2. Fix your first time fix rate 

Way number 2 is about your actual field service performance. Improve your first time fix rate. This is arguably the most basic and important of all field service metrics. Your customers do not want your technicians telling them they need to schedule a return call because they don’t have the parts, tools, or skills to fix the original issue. Improve your first time fix rate and your customers will love you. 

3. Provide your Field Workers with the right tools and information in the field 

Way number 3 is about ensuring your field workers have everything they need – in the field – to do 100% of their job from the field. This really boils down to their mobility solution. Ensure that all work order details, instructions, diagrams, schematics, customer information and special instructions, etc., are all available in an easy to access and easy to digest manner from the field device. Your field workers need to be able to work offline as well as online, and access people and (remote) information directly from their tablet or smartphone. 

4. Improve workforce utilisation 

The fourth way talks to schedule and route optimisation of your field force. Having your resource utilisation honed like a finely tuned machine; your resources scheduled optimally and routed in the most efficient manner possible; with the right technicians deployed to the right customer at the right time, will truly deliver significant gains in productivity, but also improve technician satisfaction, as well as customer engagement. We all love it when a plan comes together, and that’s the feeling you get with schedule and route optimisation. 
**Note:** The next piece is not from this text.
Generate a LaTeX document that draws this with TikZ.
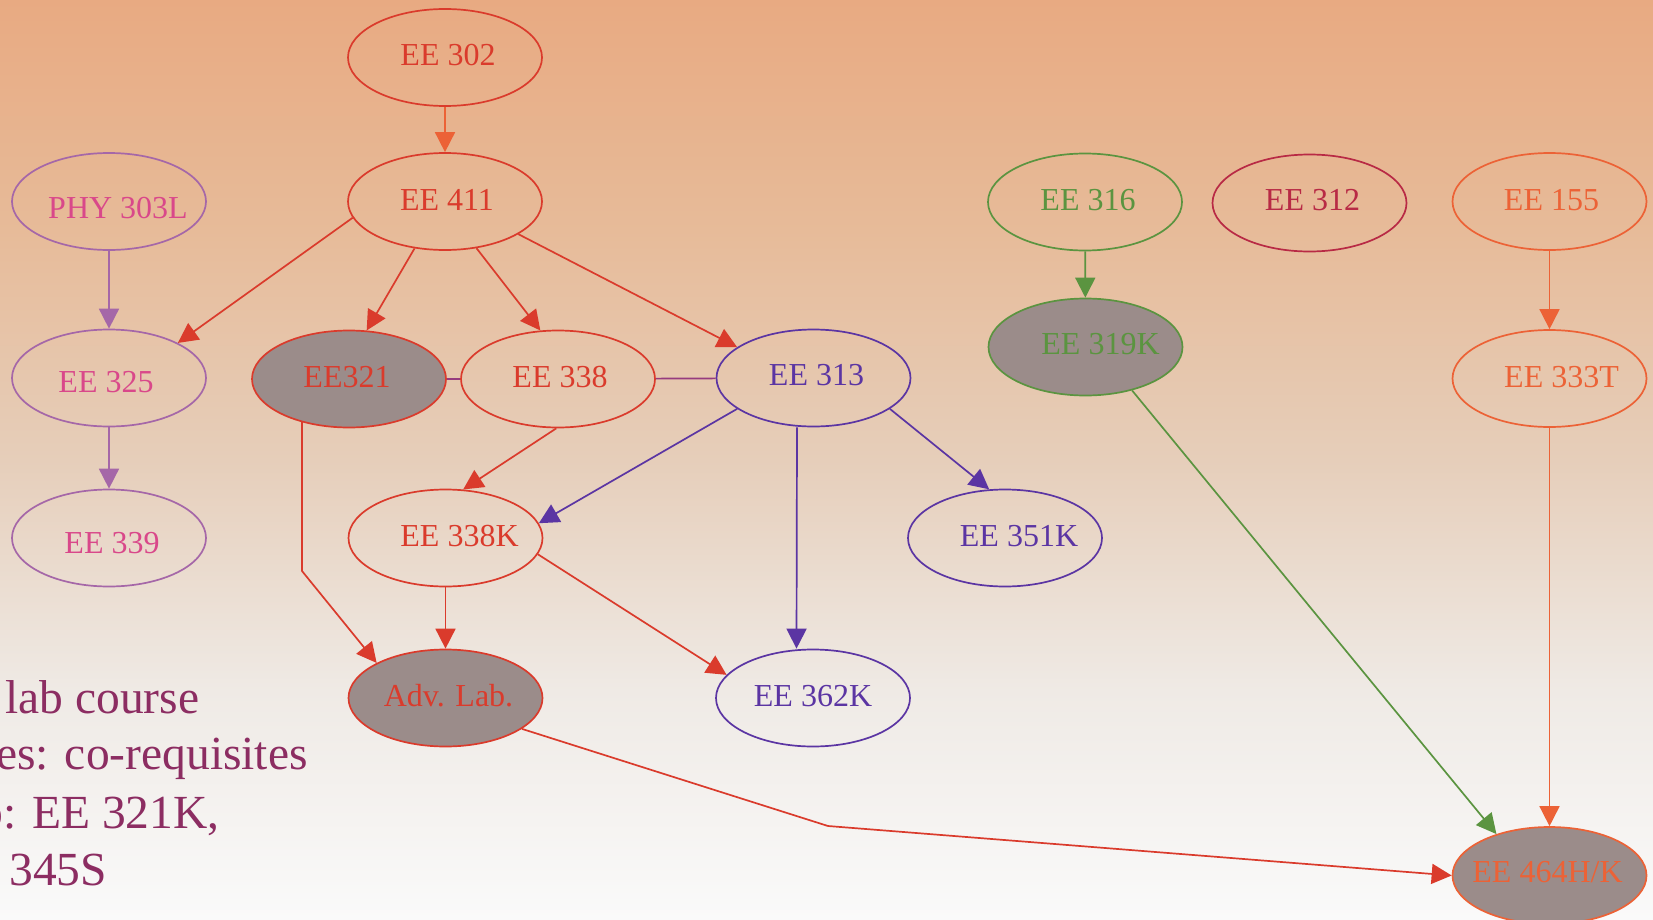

5. Forecast future service demands 

The fifth way we’ll talk about today is to try and forecast the future needs of your service organisation, so you can meet those needs without having to scramble, and negatively impact on your service level performance. This may be as simple as seasonal trends. For example, are your air conditioning call outs going to increase by 25% as the weather starts to heat up? Or it may be to do with internal company activity. Are new product installations forecast to increase 10% as the result of a new marketing campaign and end of quarter sales push? Stay connected with the trends and forecasts that impact your business and try to prepare for them. 

Running a field organisation is not easy. Focusing on several key metrics and objectives however, can help make it a smoother and more responsive experience for all concerned – especially your customers. 

Best of luck in your service endeavours.